There is a message here and it is that the American criminal and juvenile justice systems are seriously flawed.

This is not to say that there are not good things happening in criminal and juvenile justice. By and large those who work in these fields are dedicated, underpaid, honest people who saw a way to make a difference in the communities in which they live.

Yet, those of us who have spent careers studying crime and criminal justice, and many who have made these fields an avocation, have long known that our approach to crime has been misguided and our resources poorly allocated.

This is the result of policies that likely produce as much crime as they prevent. What is distressing is that we know quite a bit about why people engage in crime and what might be done to reduce it. In the United States, however, this knowledge is rarely reflected in policy or in the training given to those who work in criminal justice, because crime policies and training have been largely dominated by a get-tough approach built around arrest, prosecution, incarceration and punishment. Training values toughness, a warrior mentality, following orders, aggressive action towards those labeled as a threat and a narrow understanding of the context in which one's work takes place.

The results are processes that primarily function to destroy lives — of the offenders, their families and of the future victims of the system's many failures.

Many people who work in juvenile and criminal justice are harmed by environments characterized by human degradation. The predictable results, when people are placed in situations where failure is normative, are disenchantment, cynicism, burnout and job turnover.

Yet there may be some reason for optimism. Even champions of get-tough policies have begun to admit they were misguided. And people are beginning to question a range of juvenile and criminal justice policies.

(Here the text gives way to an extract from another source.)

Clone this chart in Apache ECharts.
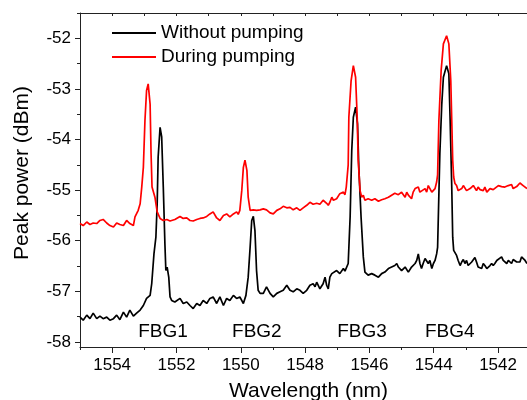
<!DOCTYPE html>
<html><head><meta charset="utf-8">
<script src="https://cdn.jsdelivr.net/npm/echarts@6/dist/echarts.min.js"></script>
<style>html,body{margin:0;padding:0;background:#fff}#c{width:527px;height:400px}</style>
</head><body><div id="c"></div>
<script>
const blackWl = [1555.00,1554.90,1554.79,1554.69,1554.59,1554.48,1554.38,1554.28,1554.17,1554.07,1553.96,1553.86,1553.76,1553.65,1553.55,1553.45,1553.34,1553.24,1553.13,1553.03,1552.93,1552.82,1552.77,1552.70,1552.64,1552.60,1552.57,1552.51,1552.46,1552.41,1552.36,1552.33,1552.29,1552.24,1552.20,1552.15,1552.05,1551.89,1551.79,1551.68,1551.58,1551.48,1551.37,1551.27,1551.17,1551.06,1550.96,1550.86,1550.75,1550.65,1550.54,1550.44,1550.34,1550.23,1550.13,1550.03,1549.92,1549.84,1549.77,1549.71,1549.66,1549.61,1549.56,1549.51,1549.46,1549.40,1549.30,1549.20,1549.09,1548.99,1548.88,1548.78,1548.68,1548.57,1548.47,1548.37,1548.26,1548.16,1548.06,1547.95,1547.85,1547.75,1547.69,1547.64,1547.54,1547.44,1547.38,1547.33,1547.28,1547.23,1547.17,1547.12,1547.02,1546.92,1546.81,1546.76,1546.71,1546.66,1546.60,1546.55,1546.50,1546.43,1546.37,1546.33,1546.26,1546.19,1546.14,1546.04,1545.93,1545.83,1545.72,1545.62,1545.52,1545.41,1545.31,1545.21,1545.15,1545.10,1545.00,1544.89,1544.79,1544.69,1544.58,1544.53,1544.48,1544.43,1544.38,1544.33,1544.27,1544.22,1544.17,1544.12,1544.06,1544.01,1543.96,1543.91,1543.88,1543.86,1543.81,1543.75,1543.70,1543.60,1543.53,1543.49,1543.44,1543.41,1543.38,1543.34,1543.29,1543.24,1543.18,1543.13,1543.08,1543.03,1542.98,1542.93,1542.87,1542.82,1542.77,1542.72,1542.67,1542.62,1542.56,1542.51,1542.46,1542.41,1542.35,1542.30,1542.25,1542.20,1542.15,1542.10,1542.04,1541.99,1541.89,1541.84,1541.79,1541.73,1541.68,1541.63,1541.58,1541.53,1541.47,1541.42,1541.37,1541.32,1541.27,1541.22,1541.16,1541.10];
const blackPw = [-57.51,-57.57,-57.47,-57.54,-57.43,-57.54,-57.49,-57.54,-57.51,-57.57,-57.54,-57.47,-57.56,-57.41,-57.51,-57.37,-57.49,-57.43,-57.37,-57.28,-57.14,-57.08,-56.85,-56.26,-55.93,-55.27,-54.35,-53.76,-53.95,-54.94,-56.06,-56.59,-56.52,-56.72,-57.11,-57.18,-57.21,-57.14,-57.24,-57.21,-57.28,-57.34,-57.24,-57.28,-57.18,-57.24,-57.14,-57.11,-57.24,-57.11,-57.28,-57.14,-57.18,-57.08,-57.14,-57.11,-57.24,-57.08,-56.72,-56.13,-55.60,-55.52,-55.80,-56.59,-56.98,-57.04,-57.04,-56.91,-57.04,-57.11,-57.04,-57.01,-56.98,-56.88,-56.98,-57.01,-56.95,-56.98,-57.04,-56.98,-56.88,-56.85,-56.91,-56.82,-56.95,-56.85,-56.72,-56.88,-56.95,-56.72,-56.65,-56.68,-56.59,-56.65,-56.55,-56.60,-56.62,-56.45,-55.53,-54.22,-53.56,-53.36,-53.69,-54.55,-55.53,-56.32,-56.62,-56.68,-56.65,-56.68,-56.72,-56.65,-56.62,-56.55,-56.52,-56.49,-56.45,-56.52,-56.59,-56.52,-56.62,-56.52,-56.45,-56.39,-56.26,-56.45,-56.55,-56.45,-56.35,-56.32,-56.45,-56.39,-56.55,-56.45,-56.39,-56.26,-56.13,-55.60,-54.28,-53.30,-52.77,-52.54,-52.70,-53.62,-54.94,-55.93,-56.19,-56.22,-56.29,-56.39,-56.49,-56.42,-56.37,-56.45,-56.39,-56.49,-56.52,-56.42,-56.39,-56.33,-56.42,-56.52,-56.49,-56.55,-56.45,-56.49,-56.55,-56.52,-56.49,-56.45,-56.49,-56.45,-56.39,-56.42,-56.32,-56.39,-56.42,-56.45,-56.39,-56.40,-56.45,-56.37,-56.39,-56.42,-56.45,-56.42,-56.32,-56.31,-56.39,-56.45];
const redWl = [1555.00,1554.90,1554.79,1554.69,1554.59,1554.48,1554.38,1554.28,1554.17,1554.07,1553.96,1553.86,1553.76,1553.65,1553.55,1553.45,1553.34,1553.29,1553.19,1553.13,1553.08,1553.03,1552.98,1552.93,1552.88,1552.82,1552.79,1552.76,1552.72,1552.67,1552.60,1552.51,1552.41,1552.30,1552.20,1552.05,1551.89,1551.79,1551.68,1551.58,1551.48,1551.37,1551.27,1551.17,1551.06,1550.96,1550.86,1550.75,1550.65,1550.54,1550.44,1550.34,1550.23,1550.13,1550.08,1550.03,1549.97,1549.92,1549.87,1549.81,1549.77,1549.71,1549.61,1549.51,1549.40,1549.30,1549.20,1549.09,1548.99,1548.88,1548.78,1548.68,1548.57,1548.47,1548.37,1548.26,1548.16,1548.06,1547.95,1547.85,1547.75,1547.64,1547.54,1547.44,1547.33,1547.28,1547.23,1547.17,1547.12,1547.02,1546.92,1546.81,1546.76,1546.72,1546.66,1546.64,1546.57,1546.50,1546.43,1546.38,1546.35,1546.29,1546.24,1546.19,1546.14,1546.04,1545.93,1545.83,1545.72,1545.62,1545.52,1545.41,1545.31,1545.21,1545.15,1545.10,1545.00,1544.89,1544.84,1544.79,1544.69,1544.64,1544.58,1544.48,1544.43,1544.38,1544.27,1544.22,1544.17,1544.12,1544.06,1544.01,1543.96,1543.91,1543.88,1543.84,1543.77,1543.70,1543.60,1543.53,1543.47,1543.44,1543.41,1543.38,1543.34,1543.29,1543.24,1543.18,1543.13,1543.08,1543.03,1542.98,1542.93,1542.87,1542.82,1542.77,1542.72,1542.67,1542.62,1542.56,1542.51,1542.46,1542.41,1542.35,1542.30,1542.25,1542.20,1542.15,1542.10,1541.99,1541.94,1541.89,1541.79,1541.68,1541.63,1541.58,1541.53,1541.47,1541.42,1541.32,1541.27,1541.22,1541.16,1541.10];
const redPw = [-55.66,-55.70,-55.63,-55.68,-55.65,-55.66,-55.60,-55.58,-55.65,-55.70,-55.73,-55.65,-55.68,-55.70,-55.60,-55.66,-55.70,-55.53,-55.40,-55.27,-54.94,-54.55,-53.62,-53.03,-52.90,-53.30,-54.28,-54.94,-54.95,-55.14,-55.43,-55.56,-55.60,-55.58,-55.61,-55.58,-55.52,-55.56,-55.55,-55.60,-55.61,-55.58,-55.56,-55.55,-55.52,-55.47,-55.43,-55.55,-55.60,-55.50,-55.47,-55.53,-55.47,-55.43,-55.48,-55.40,-55.01,-54.55,-54.41,-54.61,-55.14,-55.40,-55.39,-55.40,-55.39,-55.37,-55.39,-55.45,-55.47,-55.40,-55.37,-55.32,-55.35,-55.34,-55.39,-55.35,-55.40,-55.35,-55.30,-55.24,-55.28,-55.26,-55.28,-55.20,-55.26,-55.30,-55.24,-55.14,-55.20,-55.17,-55.07,-55.04,-55.09,-54.94,-54.50,-53.56,-52.84,-52.54,-52.77,-53.56,-54.41,-55.01,-55.14,-55.10,-55.20,-55.17,-55.20,-55.17,-55.22,-55.19,-55.17,-55.14,-55.10,-55.06,-55.04,-55.09,-55.04,-55.14,-55.04,-55.10,-55.17,-55.04,-54.97,-54.94,-55.04,-55.07,-54.97,-55.04,-54.91,-54.94,-55.04,-55.01,-54.97,-54.84,-54.70,-53.62,-52.64,-52.11,-51.95,-52.11,-52.84,-53.62,-54.41,-54.74,-54.87,-54.91,-55.01,-55.04,-54.97,-54.91,-54.91,-55.01,-55.04,-54.97,-54.94,-54.91,-54.93,-55.01,-54.94,-54.99,-54.97,-55.01,-54.94,-55.04,-55.01,-54.97,-54.94,-54.99,-54.97,-54.91,-54.89,-54.93,-54.94,-54.91,-54.94,-54.89,-54.97,-54.94,-54.93,-54.86,-54.84,-54.91,-54.94,-54.97];
const xMajorTicks = [1554,1552,1550,1548,1546,1544,1542];
const xMinorTicks = [1555,1553,1551,1549,1547,1545,1543];
const xTopTicks = [1555,1554,1553,1552,1551,1550,1549,1548,1547,1546,1545,1544,1543,1542];
const yMajorTicks = [-58,-57,-56,-55,-54,-53,-52];
const yMinorTicks = [-57.5,-56.5,-55.5,-54.5,-53.5,-52.5,-51.5];
const fbgNames = ['FBG1','FBG2','FBG3','FBG4'];
const fbgWl = [1552.42,1549.50,1546.23,1543.50];
const fbgPw = [-57.80,-57.80,-57.80,-57.80];
const seriesNames = ['Without pumping','During pumping'];

const FONT = '"Liberation Sans", Arial, sans-serif';
const X_MIN = 1541.1, X_MAX = 1555, Y_MIN = -58.1, Y_MAX = -51.5;
const axisColor = '#222';

function xAx(extra) {
  return Object.assign({
    type: 'value', inverse: true, min: X_MIN, max: X_MAX, gridIndex: 0,
    splitLine: {show: false},
    axisLine: {show: false, lineStyle: {color: axisColor, width: 1}},
    axisTick: {show: false},
    axisLabel: {show: false}
  }, extra);
}
function yAx(extra) {
  return Object.assign({
    type: 'value', min: Y_MIN, max: Y_MAX, gridIndex: 0,
    splitLine: {show: false},
    axisLine: {show: false, lineStyle: {color: axisColor, width: 1}},
    axisTick: {show: false},
    axisLabel: {show: false}
  }, extra);
}

const chart = echarts.init(document.getElementById('c'), null, {renderer: 'canvas'});
chart.setOption({
  animation: false,
  backgroundColor: '#fff',
  textStyle: {fontFamily: FONT},
  grid: {left: 80, top: 13, right: 0, bottom: 53, containLabel: false, outerBoundsMode: 'none'},
  legend: {
    orient: 'vertical', left: 107, top: 18, itemWidth: 44, itemHeight: 2, itemGap: 4,
    icon: 'rect',
    data: seriesNames,
    textStyle: {fontFamily: FONT, fontSize: 19, color: '#000', lineHeight: 20}
  },
  xAxis: [
    xAx({
      position: 'bottom',
      axisLine: {show: true, onZero: false, lineStyle: {color: axisColor, width: 1}},
      axisTick: {show: true, customValues: xMajorTicks, length: 6, lineStyle: {color: axisColor}},
      axisLabel: {show: true, customValues: xMajorTicks, fontSize: 17, color: '#000', margin: 10,
                  fontFamily: FONT, formatter: v => String(Math.round(v))},
      name: 'Wavelength (nm)', nameLocation: 'middle', nameGap: 34,
      nameTextStyle: {fontSize: 21, color: '#000', fontFamily: FONT, padding: [0, 0, 0, 10]}
    }),
    xAx({
      position: 'bottom',
      axisTick: {show: true, customValues: xMinorTicks, length: 3, lineStyle: {color: axisColor}}
    }),
    xAx({
      position: 'top',
      axisLine: {show: true, onZero: false, lineStyle: {color: axisColor, width: 1}},
      axisTick: {show: true, inside: true, customValues: xTopTicks, length: 3, lineStyle: {color: axisColor}}
    })
  ],
  yAxis: [
    yAx({
      position: 'left',
      axisLine: {show: true, onZero: false, lineStyle: {color: axisColor, width: 1}},
      axisTick: {show: true, customValues: yMajorTicks, length: 5, lineStyle: {color: axisColor}},
      axisLabel: {show: true, customValues: yMajorTicks, fontSize: 17, color: '#000', margin: 9,
                  fontFamily: FONT, formatter: v => String(Math.round(v))},
      name: 'Peak power (dBm)', nameLocation: 'middle', nameGap: 47,
      nameTextStyle: {fontSize: 21, color: '#000', fontFamily: FONT, padding: [0, 0, 0, 14]}
    }),
    yAx({
      position: 'left',
      axisTick: {show: true, customValues: yMinorTicks, length: 3, lineStyle: {color: axisColor}}
    })
  ],
  series: [
    {
      name: seriesNames[0], type: 'line', xAxisIndex: 0, yAxisIndex: 0,
      symbol: 'none', smooth: false,
      lineStyle: {color: '#000', width: 1.7}, itemStyle: {color: '#000'},
      data: blackWl.map((w, i) => [w, blackPw[i]])
    },
    {
      name: seriesNames[1], type: 'line', xAxisIndex: 0, yAxisIndex: 0,
      symbol: 'none', smooth: false,
      lineStyle: {color: '#ff0000', width: 1.7}, itemStyle: {color: '#ff0000'},
      data: redWl.map((w, i) => [w, redPw[i]])
    },
    {
      type: 'scatter', xAxisIndex: 0, yAxisIndex: 0, silent: true,
      symbol: 'circle', symbolSize: 0.01, itemStyle: {color: '#000', opacity: 1},
      label: {show: true, position: 'inside', formatter: p => fbgNames[p.dataIndex],
              fontSize: 19, color: '#000', fontFamily: FONT, opacity: 1},
      emphasis: {disabled: true},
      data: fbgWl.map((w, i) => [w, fbgPw[i]])
    }
  ]
});
</script>
</body></html>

We could do much better but it will take some time. Most people in criminal and juvenile justice understand these problems all too well. It is time to get partisan politics out of the crime policy process and to begin to develop policies based on our knowledge of crime and justice.

We must do a better job of preparing those who are chosen to do this important work. They deserve our support and the best tools to do their jobs.

There is no simple solution to crime and justice, but there is a smarter path than the one we have been on for the last 40 years. Ferguson is just one recent example of the need for change.